■ **Work required**: Write the lines out exactly as they stand, from the one containing "Convert this chart to Bokeh code." through the one containing "c4_tail = (20.0, 0.822)", and only those. Omit pictures.

■ **Records shown**:

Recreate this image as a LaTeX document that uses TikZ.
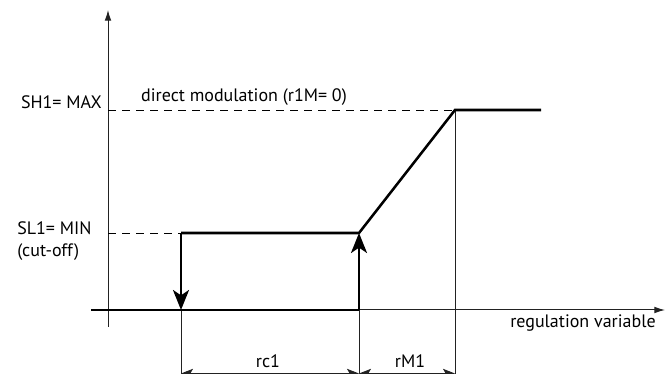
\documentclass[tikz,border=0pt]{standalone}
\usepackage{fontspec}
\setmainfont{PT Sans}
\usepackage{tikz}
\usetikzlibrary{arrows.meta, positioning, calc}
\definecolor{axisgray}{HTML}{222222}
\tikzset{
  thinline/.style={line width=0.75pt, draw=axisgray},
  thickline/.style={line width=1.9pt, draw=black},
  guideline/.style={line width=0.6pt, draw=black, dash pattern=on 6pt off 4.5pt},
  bigtip/.style={-{Stealth[length=15pt, width=12pt, inset=4pt]}},
  lbl/.style={font=\fontsize{13.5}{16}\selectfont, inner sep=0pt}
}
\newcommand{\dimarrow}[2]{%
  \draw[thinline, {Stealth[length=9pt, width=7pt, inset=2pt]}-{Stealth[length=9pt, width=7pt, inset=2pt]}] (#1) -- (#2);%
}

\begin{document}
\begin{tikzpicture}[x=0.75pt, y=-0.75pt]
    \useasboundingbox (0,0) rectangle (672,374);
    % Key points
    \coordinate (yb) at (108,327);
    \coordinate (yt) at (108,10);
    \coordinate (xl) at (91,310);
    \coordinate (xr) at (665,310);
    \coordinate (off) at (181,310);
    \coordinate (on) at (359,310);
    \coordinate (mint) at (181,233);
    \coordinate (minr) at (359,233);
    \coordinate (maxl) at (455,110);
    \coordinate (maxr) at (541,110);
    \coordinate (ymin) at (108,233);
    \coordinate (ymax) at (108,110);
    \coordinate (d1) at (181,373.5);
    \coordinate (d2) at (359,373.5);
    \coordinate (d3) at (455,373.5);

    % Axes
    \draw[thinline, -{Latex[length=8pt, width=5pt]}] (yb) -- (yt);
    \draw[thinline, -{Latex[length=8pt, width=5pt]}] (xl) -- (xr);

    % Guide lines
    \draw[guideline] (ymax) -- (maxl);
    \draw[guideline] (ymin) -- (mint);
    \draw[thinline] (maxl) -- (maxl |- 0,374);
    \draw[thinline] (off) -- (off |- 0,374);
    \draw[thinline] (on) -- (on |- 0,374);

    % Characteristic
    \draw[thickline] (xl) -- (on);
    \draw[thickline] (mint) -- (minr) -- (maxl) -- (maxr);
    \draw[thickline, bigtip] (mint) -- (off);
    \draw[thickline, bigtip] (on) -- (minr);

    % Dimensions
    \dimarrow{d1}{d2}
    \dimarrow{d2}{d3}

    % Labels
    \node[lbl, anchor=east] (lmax) at (102,102) {SH1= MAX};
    \node[lbl] (ldir) at (244,97) {direct modulation (r1M= 0)};
    \node[lbl, anchor=west, align=left] (lmin) at (17,241) {SL1= MIN\\(cut-off)};
    \node[lbl] (lrc) at (268,361) {rc1};
    \node[lbl] (lrm) at (410,361) {rM1};
    \node[lbl] (lvar) at (583,323) {regulation variable};
  \end{tikzpicture}
\end{document}
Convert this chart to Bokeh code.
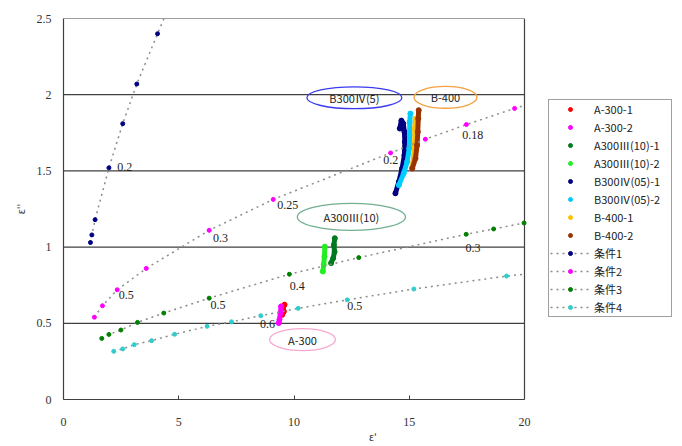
from bokeh.plotting import figure
from bokeh.models import Range1d, FixedTicker, CustomJSTickFormatter, Legend, LegendItem
from bokeh.core.properties import value
from bokeh.embed import file_html
from bokeh.resources import INLINE

# ---------------- data ----------------
# reference conditions (dotted lines with markers)
c1_x = [1.17, 1.23, 1.37, 1.97, 2.57, 3.18, 4.08]
c1_y = [1.03, 1.08, 1.18, 1.52, 1.81, 2.07, 2.40]
c2_x = [1.34, 1.69, 2.33, 3.59, 6.32, 9.10, 14.19, 15.70, 17.48, 19.57]
c2_y = [0.54, 0.615, 0.72, 0.86, 1.11, 1.313, 1.618, 1.708, 1.804, 1.91]
c3_x = [1.66, 1.97, 2.49, 3.21, 4.35, 6.32, 9.80, 12.81, 17.47, 18.66, 19.98]
c3_y = [0.401, 0.427, 0.456, 0.506, 0.567, 0.665, 0.822, 0.931, 1.084, 1.119, 1.158]
c4_x = [2.18, 2.57, 3.07, 3.82, 4.82, 6.23, 7.29, 8.56, 10.18, 12.31, 15.20, 19.22]
c4_y = [0.316, 0.332, 0.36, 0.386, 0.428, 0.48, 0.51, 0.55, 0.598, 0.654, 0.725, 0.81]
# line tails continuing to the plot edge
c1_tail = (4.50, 2.55)
c2_tail = (20.0, 1.93)
c4_tail = (20.0, 0.822)

# measured samples
a300_1_x = [9.49, 9.56, 9.52, 9.59]
a300_1_y = [0.556, 0.578, 0.600, 0.622]
a300_2_x = [9.34, 9.37, 9.41, 9.44]
a300_2_y = [0.502, 0.524, 0.567, 0.611]
a3_1_x = [11.61, 11.70, 11.76, 11.73, 11.77]
a3_1_y = [0.895, 0.927, 0.970, 1.014, 1.058]
a3_2_x = [11.25, 11.29, 11.32, 11.34]
a3_2_y = [0.840, 0.884, 0.938, 1.003]
b3_1_x = [14.40, 14.55, 14.69, 14.79, 14.81, 14.79, 14.74, 14.66, 14.59]
b3_1_y = [1.353, 1.429, 1.516, 1.603, 1.690, 1.756, 1.810, 1.830, 1.778]
b3_2_x = [14.55, 14.76, 14.91, 15.00, 15.02, 15.02, 15.05]
b3_2_y = [1.407, 1.484, 1.560, 1.647, 1.734, 1.821, 1.876]
b4_1_x = [15.13, 15.20, 15.24, 15.24, 15.27]
b4_1_y = [1.527, 1.603, 1.690, 1.778, 1.843]
b4_2_x = [15.13, 15.27, 15.34, 15.37, 15.39, 15.41]
b4_2_y = [1.516, 1.582, 1.669, 1.756, 1.843, 1.898]

# frequency labels along the condition lines
lab_text = ["0.2", "0.5", "0.3", "0.25", "0.2", "0.18", "0.5", "0.4", "0.3", "0.6", "0.5"]
lab_x = [2.33, 2.40, 6.49, 9.27, 13.87, 17.30, 6.38, 9.82, 17.44, 8.52, 12.31]
lab_y = [1.527, 0.683, 1.058, 1.276, 1.571, 1.734, 0.622, 0.748, 0.993, 0.497, 0.611]

# group annotations (ellipses)
grp_text = ["B300Ⅳ(5)", "B-400", "A300Ⅲ(10)", "A-300"]
grp_x = [12.62, 16.57, 12.49, 10.37]
grp_y = [1.98, 1.983, 1.198, 0.393]
grp_w = [4.12, 2.73, 4.69, 2.86]
grp_h = [0.144, 0.144, 0.177, 0.144]
grp_col = ["#3A3AF0", "#F5A040", "#70B090", "#F7A8D0"]

x_ticks = [0, 5, 10, 15, 20]
y_ticks = [0, 0.5, 1, 1.5, 2, 2.5]
X_MAX = 20
Y_MAX = 2.5

FONT = "Noto Sans CJK JP"
TICKFONT = "Liberation Sans Narrow"

# the frame is widened to hold the legend; the visible plot box ends at X_MAX
FRAME_L, FRAME_R_PLOT, FIG_W, FIG_H = 63, 524, 682, 446
x_end = X_MAX * (FIG_W - FRAME_L) / (FRAME_R_PLOT - FRAME_L)

p = figure(width=FIG_W, height=FIG_H, x_range=Range1d(0, x_end), y_range=Range1d(0, Y_MAX),
           output_backend="svg", toolbar_location=None,
           min_border_left=FRAME_L, min_border_right=0, min_border_top=18, min_border_bottom=46)
p.background_fill_color = "white"
p.border_fill_color = "white"
p.outline_line_color = None

p.xgrid.visible = False
p.ygrid.visible = False
# horizontal grid lines + top/right box edges, limited to the plot box
grid_y = y_ticks[1:]
p.segment(x0=[0] * len(grid_y), y0=grid_y, x1=[X_MAX] * len(grid_y), y1=grid_y,
          line_color="#404040", line_width=1.2)
p.segment(x0=[X_MAX], y0=[0], x1=[X_MAX], y1=[Y_MAX], line_color="#404040", line_width=1.2)

p.xaxis.ticker = FixedTicker(ticks=x_ticks)
p.yaxis.ticker = FixedTicker(ticks=y_ticks)
p.xaxis.bounds = (0, X_MAX)
p.xaxis.formatter = CustomJSTickFormatter(code="return String(tick)")
p.yaxis.formatter = CustomJSTickFormatter(code="return String(tick)")
for ax in (p.xaxis[0], p.yaxis[0]):
    ax.axis_line_color = "#404040"
    ax.axis_line_width = 1.2
    ax.minor_tick_line_color = None
    ax.major_label_text_font = TICKFONT
    ax.major_label_text_font_size = "12px"
    ax.major_label_text_color = "#333333"
    ax.axis_label_text_font = FONT
    ax.axis_label_text_font_style = "normal"
    ax.axis_label_text_font_size = "10px"
    ax.axis_label_text_color = "#333333"
p.xaxis.major_tick_in = 4
p.xaxis.major_tick_out = 0
p.xaxis.major_tick_line_color = "#404040"
p.xaxis.major_label_standoff = 18
p.xaxis.axis_label = "ε'"
p.xaxis.axis_label_standoff = 0
p.yaxis.major_tick_in = 0
p.yaxis.major_tick_out = 0
p.yaxis.major_label_standoff = 12
p.yaxis.axis_label = "ε''"
p.yaxis.axis_label_standoff = 6

items = []

def sample(xs, ys, color, label):
    p.line(xs, ys, line_color=color, line_width=5, line_cap="round", line_join="round")
    r = p.scatter(xs, ys, size=5, marker="circle", fill_color=color, line_color=color)
    items.append(LegendItem(label=label, renderers=[r]))

sample(a300_1_x, a300_1_y, "#FF0000", "A-300-1")
sample(a300_2_x, a300_2_y, "#FF00FF", "A-300-2")
sample(a3_1_x, a3_1_y, "#007A1E", "A300Ⅲ(10)-1")
sample(a3_2_x, a3_2_y, "#22EE22", "A300Ⅲ(10)-2")
sample(b3_1_x, b3_1_y, "#000080", "B300Ⅳ(05)-1")
sample(b3_2_x, b3_2_y, "#00CCFF", "B300Ⅳ(05)-2")
sample(b4_1_x, b4_1_y, "#FFC000", "B-400-1")
sample(b4_2_x, b4_2_y, "#993300", "B-400-2")

def cond(xs, ys, tail, color, label):
    lx = list(xs) + ([tail[0]] if tail else [])
    ly = list(ys) + ([tail[1]] if tail else [])
    ln = p.line(lx, ly, line_color="#8C8C8C", line_width=1.5, line_dash="2 4")
    sc = p.scatter(xs, ys, size=4, marker="circle", fill_color=color, line_color=color)
    items.append(LegendItem(label=label, renderers=[ln, sc]))

cond(c1_x, c1_y, c1_tail, "#000080", "条件1")
cond(c2_x, c2_y, c2_tail, "#FF00FF", "条件2")
cond(c3_x, c3_y, None, "#008000", "条件3")
cond(c4_x, c4_y, c4_tail, "#33CCCC", "条件4")

p.text(lab_x, lab_y, text=lab_text, text_font=value(TICKFONT), text_font_size="12px",
       text_color="#222222", text_align="left", text_baseline="middle")

p.ellipse(grp_x, grp_y, width=grp_w, height=grp_h, fill_color=None,
          line_color=grp_col, line_width=1.3)
p.text(grp_x, grp_y, text=grp_text, text_font=value(FONT), text_font_size="11px",
       text_color="#222222", text_align="center", text_baseline="middle")

legend = Legend(items=items, location=(485, 82))
legend.border_line_color = "#404040"
legend.border_line_width = 1.2
legend.background_fill_color = "white"
legend.background_fill_alpha = 1.0
legend.label_text_font = FONT
legend.label_text_font_size = "11px"
legend.label_text_color = "#222222"
legend.glyph_width = 40
legend.glyph_height = 10
legend.label_height = 16
legend.label_width = 76
legend.label_standoff = 4
legend.spacing = 2
legend.padding = 1
legend.margin = 0
p.add_layout(legend, "center")

open("out.html", "w").write(file_html(p, INLINE))
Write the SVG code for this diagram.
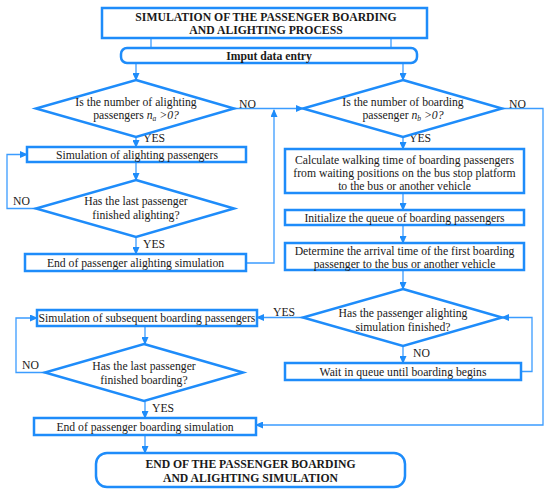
<svg xmlns="http://www.w3.org/2000/svg" width="550" height="495" viewBox="0 0 550 495">
<style>
text{font-family:'Liberation Serif','Times New Roman','DejaVu Serif',serif;font-size:11.7px;fill:#1a1a1a}
.box{fill:#fff;stroke:#1e8cfa;stroke-width:2.5}
.ln{fill:none;stroke:#3b9cff;stroke-width:1.3}
.t{text-anchor:middle}
.b{font-weight:bold}
.i{font-style:italic}
</style>
<defs>
<marker id="ah" markerWidth="8" markerHeight="7" refX="7" refY="3.5" orient="auto" markerUnits="userSpaceOnUse">
<path d="M0,0 L8,3.5 L0,7 Z" fill="#1e8cfa"/>
</marker>
</defs>
<rect width="550" height="495" fill="#fff"/>
<g id="connectors">
<line class="ln" x1="151" y1="38" x2="151" y2="48"/>
<line class="ln" x1="391" y1="38" x2="391" y2="48"/>
<line class="ln" x1="136" y1="63" x2="136" y2="80" marker-end="url(#ah)"/>
<line class="ln" x1="403" y1="63" x2="403" y2="80" marker-end="url(#ah)"/>
<line class="ln" x1="234" y1="108.5" x2="303" y2="108.5" marker-end="url(#ah)"/>
<polyline class="ln" points="246,263 274,263 274,110" marker-end="url(#ah)"/>
<polyline class="ln" points="502,108.5 543,108.5 543,425 256,425" marker-end="url(#ah)"/>
<line class="ln" x1="136" y1="137" x2="136" y2="147" marker-end="url(#ah)"/>
<line class="ln" x1="136" y1="162" x2="136" y2="180" marker-end="url(#ah)"/>
<polyline class="ln" points="36,208.5 7,208.5 7,154.5 27,154.5" marker-end="url(#ah)"/>
<line class="ln" x1="136" y1="237" x2="136" y2="254" marker-end="url(#ah)"/>
<line class="ln" x1="403" y1="137" x2="403" y2="149" marker-end="url(#ah)"/>
<line class="ln" x1="403" y1="193" x2="403" y2="210" marker-end="url(#ah)"/>
<line class="ln" x1="403" y1="225" x2="403" y2="243" marker-end="url(#ah)"/>
<line class="ln" x1="403" y1="270" x2="403" y2="289" marker-end="url(#ah)"/>
<line class="ln" x1="303" y1="317.5" x2="257" y2="317.5" marker-end="url(#ah)"/>
<line class="ln" x1="403" y1="346" x2="403" y2="363" marker-end="url(#ah)"/>
<polyline class="ln" points="521,371.5 532,371.5 532,317.5 502,317.5" marker-end="url(#ah)"/>
<line class="ln" x1="145" y1="326" x2="145" y2="344" marker-end="url(#ah)"/>
<polyline class="ln" points="45,372.5 16,372.5 16,318 37,318" marker-end="url(#ah)"/>
<line class="ln" x1="145" y1="401" x2="145" y2="418" marker-end="url(#ah)"/>
<line class="ln" x1="145" y1="435" x2="145" y2="453" marker-end="url(#ah)"/>
</g>
<g id="labels">
<text x="239" y="108">NO</text>
<text x="509" y="108">NO</text>
<text x="143" y="142">YES</text>
<text x="13" y="205">NO</text>
<text x="143" y="248">YES</text>
<text x="409" y="142">YES</text>
<text x="273" y="316">YES</text>
<text x="413" y="357">NO</text>
<text x="22" y="369">NO</text>
<text x="152" y="412">YES</text>
</g>
<g id="title">
<rect class="box" x="102" y="8" width="325" height="30"/>
<text class="t b" x="266" y="21">SIMULATION OF THE PASSENGER BOARDING</text>
<text class="t b" x="266" y="34">AND ALIGHTING PROCESS</text>
</g>
<g id="input">
<rect class="box" x="121" y="48" width="296" height="15" rx="6"/>
<text class="t b" x="269" y="59.5">Imput data entry</text>
</g>
<g id="dec-alighting">
<polygon class="box" points="136,80 234,108.5 136,137 36,108.5"/>
<text class="t" x="136" y="106">Is the number of alighting</text>
<text class="t" x="136" y="119">passengers <tspan class="i">n</tspan><tspan class="i" font-size="7.5" dy="2">a</tspan><tspan class="i" dy="-2"> &gt;0?</tspan></text>
</g>
<g id="dec-boarding">
<polygon class="box" points="403,80 502,108.5 403,137 303,108.5"/>
<text class="t" x="403" y="106">Is the number of boarding</text>
<text class="t" x="403" y="119">passenger <tspan class="i">n</tspan><tspan class="i" font-size="7.5" dy="2">b</tspan><tspan class="i" dy="-2"> &gt;0?</tspan></text>
</g>
<g id="sim-alighting">
<rect class="box" x="27" y="147" width="219" height="15"/>
<text class="t" x="137" y="158.5">Simulation of alighting passengers</text>
</g>
<g id="dec-last-alighting">
<polygon class="box" points="136,180 234,208.5 136,237 36,208.5"/>
<text class="t" x="136" y="205">Has the last passenger</text>
<text class="t" x="136" y="219">finished alighting?</text>
</g>
<g id="end-alighting">
<rect class="box" x="25" y="254" width="221" height="17"/>
<text class="t" x="135.5" y="266.5">End of passenger alighting simulation</text>
</g>
<g id="calc-walking">
<rect class="box" x="285" y="149" width="239" height="44"/>
<text class="t" x="404.5" y="164">Calculate walking time of boarding passengers</text>
<text class="t" x="404.5" y="177">from waiting positions on the bus stop platform</text>
<text class="t" x="404.5" y="190">to the bus or another vehicle</text>
</g>
<g id="init-queue">
<rect class="box" x="285" y="210" width="239" height="15"/>
<text class="t" x="404.5" y="221.5">Initialize the queue of boarding passengers</text>
</g>
<g id="arrival-time">
<rect class="box" x="285" y="243" width="239" height="27"/>
<text class="t" x="404.5" y="255">Determine the arrival time of the first boarding</text>
<text class="t" x="404.5" y="268">passenger to the bus or another vehicle</text>
</g>
<g id="dec-alighting-finished">
<polygon class="box" points="403,289 502,317.5 403,346 303,317.5"/>
<text class="t" x="403" y="317">Has the passenger alighting</text>
<text class="t" x="403" y="331">simulation finished?</text>
</g>
<g id="wait-queue">
<rect class="box" x="285" y="363" width="236" height="17"/>
<text class="t" x="403" y="375.5">Wait in queue until boarding begins</text>
</g>
<g id="sim-boarding">
<rect class="box" x="37" y="310" width="220" height="16"/>
<text class="t" x="147" y="321.5">Simulation of subsequent boarding passengers</text>
</g>
<g id="dec-last-boarding">
<polygon class="box" points="144,344 243,372.5 144,401 45,372.5"/>
<text class="t" x="144" y="370">Has the last passenger</text>
<text class="t" x="144" y="384">finished boarding?</text>
</g>
<g id="end-boarding">
<rect class="box" x="34" y="418" width="222" height="17"/>
<text class="t" x="145" y="430.5">End of passenger boarding simulation</text>
</g>
<g id="end">
<rect class="box" x="96" y="453" width="309" height="34" rx="11"/>
<text class="t b" x="250.5" y="468">END OF THE PASSENGER BOARDING</text>
<text class="t b" x="250.5" y="482">AND ALIGHTING SIMULATION</text>
</g>
</svg>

■ **Task solution**:
Convert this chart to Bokeh code.
from bokeh.plotting import figure
from bokeh.models import Range1d, FixedTicker, CustomJSTickFormatter, Legend, LegendItem
from bokeh.core.properties import value
from bokeh.embed import file_html
from bokeh.resources import INLINE

# ---------------- data ----------------
# reference conditions (dotted lines with markers)
c1_x = [1.17, 1.23, 1.37, 1.97, 2.57, 3.18, 4.08]
c1_y = [1.03, 1.08, 1.18, 1.52, 1.81, 2.07, 2.40]
c2_x = [1.34, 1.69, 2.33, 3.59, 6.32, 9.10, 14.19, 15.70, 17.48, 19.57]
c2_y = [0.54, 0.615, 0.72, 0.86, 1.11, 1.313, 1.618, 1.708, 1.804, 1.91]
c3_x = [1.66, 1.97, 2.49, 3.21, 4.35, 6.32, 9.80, 12.81, 17.47, 18.66, 19.98]
c3_y = [0.401, 0.427, 0.456, 0.506, 0.567, 0.665, 0.822, 0.931, 1.084, 1.119, 1.158]
c4_x = [2.18, 2.57, 3.07, 3.82, 4.82, 6.23, 7.29, 8.56, 10.18, 12.31, 15.20, 19.22]
c4_y = [0.316, 0.332, 0.36, 0.386, 0.428, 0.48, 0.51, 0.55, 0.598, 0.654, 0.725, 0.81]
# line tails continuing to the plot edge
c1_tail = (4.50, 2.55)
c2_tail = (20.0, 1.93)
c4_tail = (20.0, 0.822)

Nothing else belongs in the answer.